Thursday, July 13, 2017

ICS-CERT Publishes 3 Advisories

Today the DHS ICS-CERT published three control system security advisories for products from Siemens (2) and GE. They also published the latest version of the ICS-CERT Monitor and a new FY 2016 Assessment Report.

SIMATIC Advisory

This advisory describes two vulnerabilities in the Siemens SIMATIC Sm@rtClient Android App. The vulnerabilities were reported by Karsten Sohr and Timo Glander from the TZI at the University of Bremen. Siemens has released a new version to mitigate the vulnerabilities. There is no indication that the researchers have been provided an opportunity to verify the efficacy of the fix.

The two vulnerabilities are:

• Channel accessible by non-endpoint - CVE-2017-6870; and
• Authentication bypass using alternative bypass or channel - CVE-2017-6871

ICS-CERT reports that a relatively low skilled attacker could remotely exploit the vulnerability to read and modify data within a Transport Layer Security TLS session. The Siemens security bulletin reports that the second vulnerability requires “physical access to an unlocked mobile device”.

GE Advisory

This advisory describes a heap-based buffer overflow vulnerability in the GE Communicator application. The vulnerability was reported by Kimiya, working with iDefense Labs. GE recommends upgrading to the newst version that mitigates the vulnerability. There is no indication that Kimiya was provided an opportunity to verify the efficacy of the fix.

ICS-CERT reports that a relatively low skilled attacker could remotely exploit the vulnerability to execute arbitrary code or create a denial-of-service condition.

Comment: Once again a previously released version (revision date 02-18-17) fixes a security issue that was not identified in the Release notes. Remarkably lucky programmers that could fix an unidentified problem. Those release notes did identify another vulnerability in earlier versions that was corrected but has not apparently been reported to ICS-CERT; an unused software graphic library which was identified as a potential Microsoft® ActiveX security vulnerability.

SiPass Advisory

This advisory describes multiple vulnerabilities in the Siemens SiPass integrated access control system. Siemens is self-reporting the vulnerabilities. Siemens has produced a new version that mitigates the vulnerabilities.

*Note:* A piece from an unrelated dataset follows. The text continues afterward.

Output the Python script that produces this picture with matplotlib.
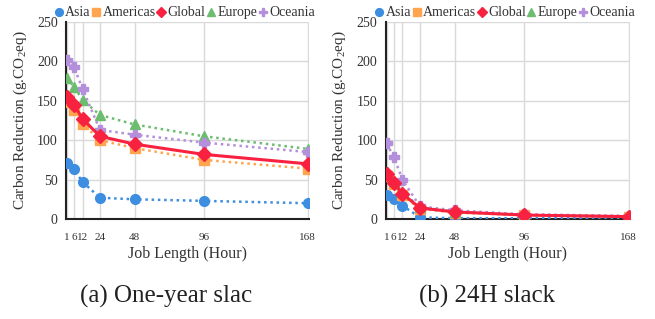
import matplotlib
matplotlib.use("Agg")
import matplotlib.pyplot as plt

plt.rcParams['font.family'] = ['Liberation Serif', 'DejaVu Serif']
plt.rcParams['mathtext.fontset'] = 'custom'
plt.rcParams['mathtext.rm'] = 'Liberation Serif'

hours = [1, 6, 12, 24, 48, 96, 168]
xtick_labels = ["1", "6", "12", "24", "48", "96", "168"]
series_names = ["Asia", "Americas", "Global", "Europe", "Oceania"]

# (a) One-year slack
a_asia = [71, 63, 47, 27, 25, 23, 20]
a_americas = [148, 138, 121, 100, 90, 75, 64]
a_global = [155, 145, 127, 105, 95, 82, 70]
a_europe = [179, 168, 151, 132, 120, 105, 89]
a_oceania = [202, 193, 165, 113, 107, 97, 85]

# (b) 24H slack
b_asia = [31, 26, 17, 2, 1, 1, 1]
b_americas = [55, 44, 30, 13, 8, 5, 3]
b_global = [57, 46, 32, 14, 9, 5, 3]
b_europe = [60, 48, 34, 15, 9, 5, 3]
b_oceania = [96, 79, 50, 16, 11, 6, 4]

captions = ["(a) One-year slac", "(b) 24H slack"]

colors = {"Asia": "#3d8ee0", "Americas": "#ffa54f", "Global": "#f8213f",
          "Europe": "#6cbd6f", "Oceania": "#b48fdb"}
markers = {"Asia": "o", "Americas": "s", "Global": "D", "Europe": "^", "Oceania": "P"}

fig = plt.figure(figsize=(6.55, 3.19), dpi=100)
axes_pos = [[0.1008, 0.3135, 0.371, 0.6175], [0.589, 0.3135, 0.373, 0.6175]]
data_sets = [
    [a_asia, a_americas, a_global, a_europe, a_oceania],
    [b_asia, b_americas, b_global, b_europe, b_oceania],
]
caption_x = [166 / 655, 487 / 655]

for pos, data, cap, cx in zip(axes_pos, data_sets, captions, caption_x):
    ax = fig.add_axes(pos)
    for name, vals in zip(series_names, data):
        if name == "Global":
            ax.plot(hours, vals, color=colors[name], lw=2.2, ls='-', marker=markers[name],
                    ms=7, zorder=5, label=name)
        else:
            ax.plot(hours, vals, color=colors[name], lw=1.8, ls=(0, (1, 1.5)),
                    marker=markers[name], ms=7 if name != "Europe" else 7.5,
                    zorder=3, label=name)
    ax.set_xlim(0.5, 169)
    ax.set_ylim(0, 250)
    ax.set_xticks(hours)
    ax.set_xticklabels(xtick_labels, fontsize=8)
    ax.set_yticks([0, 50, 100, 150, 200, 250])
    ax.tick_params(axis='both', length=0, colors='#333333')
    ax.tick_params(axis='y', labelsize=10, pad=6)
    ax.tick_params(axis='x', pad=10)
    ax.grid(True, color='#d9d9d9', lw=1.0)
    ax.set_axisbelow(True)
    for s in ['top', 'right']:
        ax.spines[s].set_visible(False)
    ax.spines['left'].set_color('#222222')
    ax.spines['left'].set_linewidth(1.5)
    ax.spines['bottom'].set_color('#222222')
    ax.spines['bottom'].set_linewidth(1.5)
    ax.set_xlabel("Job Length (Hour)", fontsize=11.5, color='#333333', labelpad=3)
    ax.set_ylabel("Carbon Reduction (g.CO$_2$eq)", fontsize=11, color='#333333', labelpad=6)
    leg = ax.legend(loc='center', bbox_to_anchor=(0.49, 1.046), ncol=5, frameon=False,
                    fontsize=10, handlelength=0.5, handletextpad=0.2, columnspacing=0.15,
                    borderaxespad=0, borderpad=0, markerscale=0.8)
    for h in leg.legend_handles:
        h.set_linestyle('none')
    for t in leg.get_texts():
        t.set_color('#333333')
    fig.text(cx, 0.07, cap, ha='center', va='center', fontsize=18, color='#222222')

fig.savefig("out.png", dpi=100)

The reported vulnerabilities are:

• Improper authentication - CVE-2017-9939;
• Improper privilege management - CVE-2017-9940;
• Channel accessible by non-endpoint - CVE-2017-9941; and
• Storing passwords in a recoverable format - CVE-2017-9942

ICS-CERT reports that a relatively low skilled attacker with unauthenticated network access could remotely exploit these vulnerabilities to perform administrative operations.

ICS-CERT Monitor

The ICS-CERT Monitor for May-June 2017 provides a little more useful information than we have been seeing in this publication of late. There are two brief but informative articles that should be read by all facility security managers:

• Data Classification for Recovery Planning (pg 2); and
• Cybersecurity Defense (pg 2)

The first outlines the risk assessment process used to determine backup rates for data. The second briefly discusses the importance of wet-ware (personnel) training to aid the security process. Both could have been fleshed out quite a bit, but given the glossy corporate report format that really is not practical. It would be helpful if ICS-CERT (or someone) did a fact sheet or white paper on both of these important topics. If someone knows of one, please point me at it.

FY 2016 Assessment Report

Well, the FY 2016 Assessment Report is not be published quite as late in the year as the 2015 report was, but you have to wonder why it took so long to publish such an uninformative 20 page report. If you read my review of the 2015 report, you already know most of the problems with this version.

One disheartening fact did jump off the page a scream at me, ‘Physical Access Control’ jumped back onto the ‘Top Six Weakness’ categories reported in the 130 assessments conducted last year. Again, you have to be careful of the numbers here because it is quite possible that some of the facilities had more than one assessment (three different assessment types) conducted.

Oh well, read it. Be careful of how much respect you give for the individual numbers (and those will be much hyped in the main stream and cybersecurity press), but look for the small pieces of valuable information (for example on page 11 “Keys allowing physical access may be out of the facilities’ control, possibly allowing unauthorized personnel to access critical or sensitive areas.”).